How to redesign a circuit to use a current sinking IC rather than a current sourcing IC

They are the same thing excluding the output. The active low is exactly the same as the active high with an inverted input on all pins.

I have a few app's with servos, this would require I put an inverter on each path or changed out my servos. With info for your servo I might be able to help more but I doubt this change is worth it.

I took a look through your site, I have enjoyed it both times I have visited it, but I did not find more hardware information, if I missed anything, I apologize. -Max Murphy


The '238 have only one of eight outputs logic high, sourcing current, the rest of the pins will be logic low, sinking current. The '138 is precisely the opposite, one of eight pins can be low, sinking current, the rest will be high, sourcing current.
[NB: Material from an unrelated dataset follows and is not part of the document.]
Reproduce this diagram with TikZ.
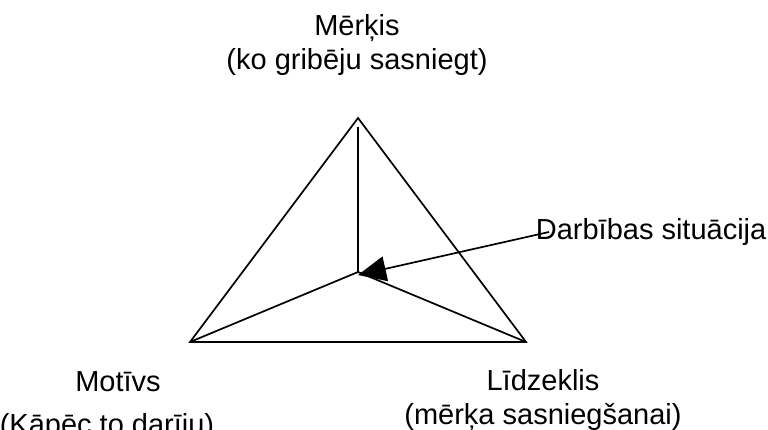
\documentclass[tikz,border=0pt]{standalone}
\usepackage{fontspec}
\setmainfont{Liberation Sans}
\usepackage{tikz}
\usetikzlibrary{arrows.meta}

\begin{document}
\begin{tikzpicture}[
    x = 1pt, y = -1pt, % pixel grid
    >= {Triangle[length=28pt,width=25pt]}, % arrow head style
    line width = 1.7pt, % line style
    font = \fontsize{29}{34}\selectfont
]
\tikzstyle{every node}=[
    inner sep = 0pt,
    align = center
]
\useasboundingbox (0,0) rectangle (768,430);

% triangle corners
\coordinate (t) at (358,118);
\coordinate (tv) at (358,127);
\coordinate (l) at (190,342);
\coordinate (r) at (526,342);
\coordinate (m) at (358,272);

\draw (t) -- (l) -- (r) -- cycle;
\draw (tv) -- (m);
\draw (l) -- (m) -- (r);

% labels
\node (goal) at (357,45) {Mērķis\\(ko gribēju sasniegt)};
\node (sit) [anchor=west] at (535,232) {Darbības situācija};
\node (mot) at (118,382) {Motīvs};
\node (why) at (107,427) {(Kāpēc to darīju)};
\node (mean) at (543,400) {Līdzeklis\\(mērķa sasniegšanai)};

\draw[->] ([xshift=14pt]sit.west) -- ([yshift=-3pt]m);

\end{tikzpicture}
\end{document}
To "invert" the function of the '138, you could use eight PNP transistors with the bases each tied to an output of the '138 with a resistor, the emitters all connected to +5 and the collectors each connected to one of your servo connectors. Or use a bunch of inverters (74HCT04 or octal 74HCT240) to change the sense of the outputs.

Your choice of 1 of 8 decoders will limit what you can do with your servos, as your circuit can only activate one output at a time. Max speed of any one servo will be limited by the number of servos that you want active. If you wanted all 64 channels on, for example, they would all be running at at average of 1/64th speed.

The PCF8575C is very handy for expanding digital IO using serial I2C protocol from devices like Arduino. You could run 64 servos using 2 pins on the Arduino and 4 PCF8575Cs. This would give you more flexibility in setting your PWM duty cycles.